If you get no output, you're good. If you see "clients," then you probably added clients to the admins group. This can increase the attack surface of your organization, and the time to lock it back down is now.

In order to clean up the permissions and keep your nodes running, you need to remove clients from the admins group, and give each client read and update permissions to their corresponding node, explicitly. We've created a recipe to help you do this, so you can take these steps:

  1. Go to the directory for your organization where you run knife.

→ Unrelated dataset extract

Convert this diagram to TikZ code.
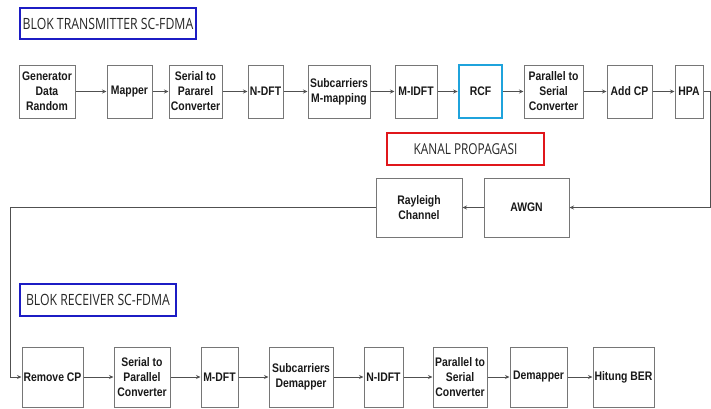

  2. Grab the clean_acls.rb recipe, for example by running:

    curl https://raw.githubusercontent.com/chef/chef-provisioning/master/docs/examples/clean_acls.rb
    
  3. Run this command to see what it would change (without actually making the changes):

    chef-client clean_acls.rb --why-run -l error -o "" -c .chef/knife.rb
    

    You should see something like:

    * chef_group[admins] action create
      - Would update group admins at https://api.opscode.com/organizations/chef-provisioning
      -   update groups from ["clients"] to []
    * chef_acl[nodes/mario] action create
      - Would update acl nodes/mario at nodes/mario
      -   read:  update actors from ["pivotal", "jkeiser"] to ["mario", "pivotal", "jkeiser"] 
    
  4. If you're satisfied with the changes that would be made, run it for real by removing --why-run:

    chef-client clean_acls.rb -l error -o "" -c .chef/knife.rb
    

    You should see something like:

* chef_group[admins] action create
  - update group admins at https://api.opscode.com/organizations/chef-provisioning
  -   update groups from ["clients"] to []
* chef_acl[nodes/mario] action create
  - update acl nodes/mario at nodes/mario
  -   read:  update actors from ["pivotal", "jkeiser"] to ["mario", "pivotal", "jkeiser"] 
  1. Make sure your nodes are still able to run chef-client by going to the node and seeing if the run completes or not.